**Aim**
Where a line holds the word "React", copy that line.

**Data extract**

────

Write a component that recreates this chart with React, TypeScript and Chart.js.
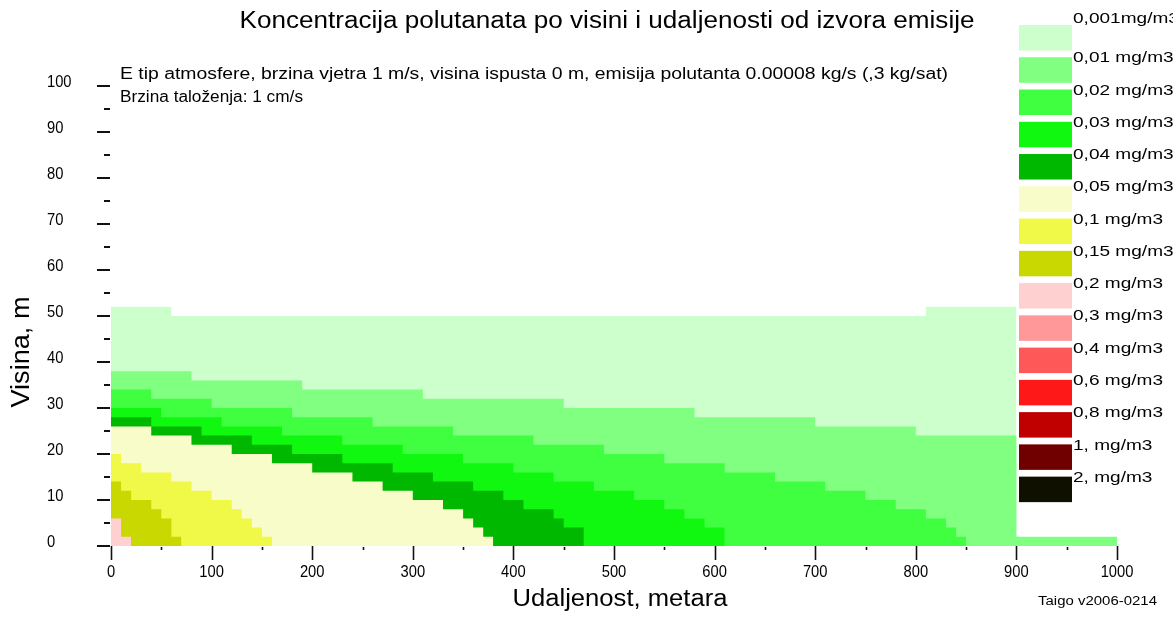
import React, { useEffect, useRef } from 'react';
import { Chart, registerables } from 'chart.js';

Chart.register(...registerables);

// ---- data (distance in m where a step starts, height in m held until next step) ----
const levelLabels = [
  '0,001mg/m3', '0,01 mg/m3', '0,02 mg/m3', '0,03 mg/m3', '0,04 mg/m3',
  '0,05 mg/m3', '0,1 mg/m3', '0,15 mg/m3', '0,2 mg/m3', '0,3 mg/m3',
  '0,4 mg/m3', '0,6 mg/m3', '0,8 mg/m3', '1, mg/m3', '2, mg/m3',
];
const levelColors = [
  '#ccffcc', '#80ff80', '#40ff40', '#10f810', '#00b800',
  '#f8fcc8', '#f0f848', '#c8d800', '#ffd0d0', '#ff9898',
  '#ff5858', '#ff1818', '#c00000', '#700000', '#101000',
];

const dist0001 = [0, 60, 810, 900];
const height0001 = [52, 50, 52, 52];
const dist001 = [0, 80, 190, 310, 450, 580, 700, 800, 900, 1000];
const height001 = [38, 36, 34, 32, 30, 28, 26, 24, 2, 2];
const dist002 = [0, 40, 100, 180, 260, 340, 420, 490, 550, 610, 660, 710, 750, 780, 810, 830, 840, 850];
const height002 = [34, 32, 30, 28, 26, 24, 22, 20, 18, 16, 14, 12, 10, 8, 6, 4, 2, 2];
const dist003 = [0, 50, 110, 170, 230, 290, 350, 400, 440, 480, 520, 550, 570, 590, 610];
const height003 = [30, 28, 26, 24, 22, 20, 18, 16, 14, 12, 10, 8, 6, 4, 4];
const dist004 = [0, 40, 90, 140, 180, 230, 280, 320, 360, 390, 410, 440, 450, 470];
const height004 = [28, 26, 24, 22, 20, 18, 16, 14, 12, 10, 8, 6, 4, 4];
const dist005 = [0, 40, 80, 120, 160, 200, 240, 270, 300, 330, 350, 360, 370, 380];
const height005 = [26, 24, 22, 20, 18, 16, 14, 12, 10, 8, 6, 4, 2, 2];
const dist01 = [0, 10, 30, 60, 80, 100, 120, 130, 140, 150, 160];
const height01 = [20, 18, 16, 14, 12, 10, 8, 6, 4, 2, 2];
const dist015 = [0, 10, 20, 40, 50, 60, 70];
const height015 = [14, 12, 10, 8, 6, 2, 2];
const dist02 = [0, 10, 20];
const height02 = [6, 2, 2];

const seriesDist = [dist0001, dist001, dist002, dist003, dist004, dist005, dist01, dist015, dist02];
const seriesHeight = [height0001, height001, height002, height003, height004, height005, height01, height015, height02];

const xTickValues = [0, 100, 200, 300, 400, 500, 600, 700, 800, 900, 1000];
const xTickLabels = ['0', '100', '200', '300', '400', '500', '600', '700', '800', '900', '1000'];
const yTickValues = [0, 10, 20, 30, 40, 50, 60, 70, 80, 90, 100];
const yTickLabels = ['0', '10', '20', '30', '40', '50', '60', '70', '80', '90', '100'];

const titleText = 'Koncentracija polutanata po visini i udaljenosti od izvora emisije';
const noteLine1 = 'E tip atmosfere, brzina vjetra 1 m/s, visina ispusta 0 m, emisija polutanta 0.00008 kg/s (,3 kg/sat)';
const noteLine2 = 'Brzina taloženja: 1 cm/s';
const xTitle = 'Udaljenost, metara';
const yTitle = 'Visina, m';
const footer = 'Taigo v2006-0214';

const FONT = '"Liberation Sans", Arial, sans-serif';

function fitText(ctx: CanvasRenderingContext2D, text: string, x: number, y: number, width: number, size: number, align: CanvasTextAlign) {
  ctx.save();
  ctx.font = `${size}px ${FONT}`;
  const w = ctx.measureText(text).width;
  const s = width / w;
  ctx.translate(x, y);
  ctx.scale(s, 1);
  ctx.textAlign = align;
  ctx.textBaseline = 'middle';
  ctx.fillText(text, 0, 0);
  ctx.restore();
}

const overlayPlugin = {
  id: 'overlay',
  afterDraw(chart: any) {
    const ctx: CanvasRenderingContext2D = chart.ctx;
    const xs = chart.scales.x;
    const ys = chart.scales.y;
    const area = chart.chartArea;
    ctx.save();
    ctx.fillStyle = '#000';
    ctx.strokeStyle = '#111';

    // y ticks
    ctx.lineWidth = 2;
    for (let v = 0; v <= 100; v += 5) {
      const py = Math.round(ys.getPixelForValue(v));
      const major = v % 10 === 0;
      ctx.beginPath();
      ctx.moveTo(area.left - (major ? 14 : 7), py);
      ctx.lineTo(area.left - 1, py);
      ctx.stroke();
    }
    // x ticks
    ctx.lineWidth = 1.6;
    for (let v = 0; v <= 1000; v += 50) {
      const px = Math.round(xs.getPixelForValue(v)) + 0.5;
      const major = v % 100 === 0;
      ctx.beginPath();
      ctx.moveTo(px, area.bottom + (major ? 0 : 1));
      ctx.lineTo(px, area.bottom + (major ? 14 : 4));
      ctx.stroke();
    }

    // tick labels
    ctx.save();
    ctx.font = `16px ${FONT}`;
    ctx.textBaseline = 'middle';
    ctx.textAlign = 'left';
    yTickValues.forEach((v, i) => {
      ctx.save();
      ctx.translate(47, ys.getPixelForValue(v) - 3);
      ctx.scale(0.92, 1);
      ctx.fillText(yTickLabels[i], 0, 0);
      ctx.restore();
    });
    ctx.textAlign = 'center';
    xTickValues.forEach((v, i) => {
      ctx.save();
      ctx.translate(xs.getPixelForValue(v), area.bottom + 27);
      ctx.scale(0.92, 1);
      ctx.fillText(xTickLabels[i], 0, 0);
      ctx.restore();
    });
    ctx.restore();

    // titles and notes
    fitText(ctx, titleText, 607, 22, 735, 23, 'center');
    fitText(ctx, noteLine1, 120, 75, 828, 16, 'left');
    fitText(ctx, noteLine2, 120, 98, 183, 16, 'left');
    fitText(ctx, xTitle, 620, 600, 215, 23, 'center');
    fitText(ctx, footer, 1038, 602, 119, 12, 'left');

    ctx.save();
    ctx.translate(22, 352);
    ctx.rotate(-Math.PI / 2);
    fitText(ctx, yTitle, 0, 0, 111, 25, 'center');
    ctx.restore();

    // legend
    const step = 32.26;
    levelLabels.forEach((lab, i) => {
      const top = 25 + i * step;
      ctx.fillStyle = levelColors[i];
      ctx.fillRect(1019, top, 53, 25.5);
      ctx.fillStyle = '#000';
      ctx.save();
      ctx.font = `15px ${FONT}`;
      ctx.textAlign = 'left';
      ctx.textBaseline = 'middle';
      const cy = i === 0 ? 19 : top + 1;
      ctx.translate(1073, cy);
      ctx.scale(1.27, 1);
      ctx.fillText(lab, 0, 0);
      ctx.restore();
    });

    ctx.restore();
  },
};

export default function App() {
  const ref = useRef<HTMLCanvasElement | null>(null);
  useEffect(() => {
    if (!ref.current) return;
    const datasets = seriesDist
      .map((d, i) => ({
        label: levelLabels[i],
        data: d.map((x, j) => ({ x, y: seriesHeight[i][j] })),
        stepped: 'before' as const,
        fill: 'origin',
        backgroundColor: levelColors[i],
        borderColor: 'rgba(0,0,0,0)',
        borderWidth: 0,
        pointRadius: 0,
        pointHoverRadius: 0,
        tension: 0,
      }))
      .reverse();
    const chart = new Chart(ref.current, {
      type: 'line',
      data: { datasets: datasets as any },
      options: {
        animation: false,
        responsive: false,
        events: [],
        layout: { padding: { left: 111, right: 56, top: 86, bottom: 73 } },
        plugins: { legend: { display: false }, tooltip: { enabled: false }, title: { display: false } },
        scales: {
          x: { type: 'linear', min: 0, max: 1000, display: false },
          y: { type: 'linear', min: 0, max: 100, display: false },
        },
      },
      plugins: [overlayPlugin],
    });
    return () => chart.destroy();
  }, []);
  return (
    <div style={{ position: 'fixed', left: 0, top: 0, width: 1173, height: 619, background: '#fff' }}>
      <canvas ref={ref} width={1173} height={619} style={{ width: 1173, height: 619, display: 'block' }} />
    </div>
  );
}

────

**Solution for this exercise**
Write a component that recreates this chart with React, TypeScript and Chart.js.
import React, { useEffect, useRef } from 'react';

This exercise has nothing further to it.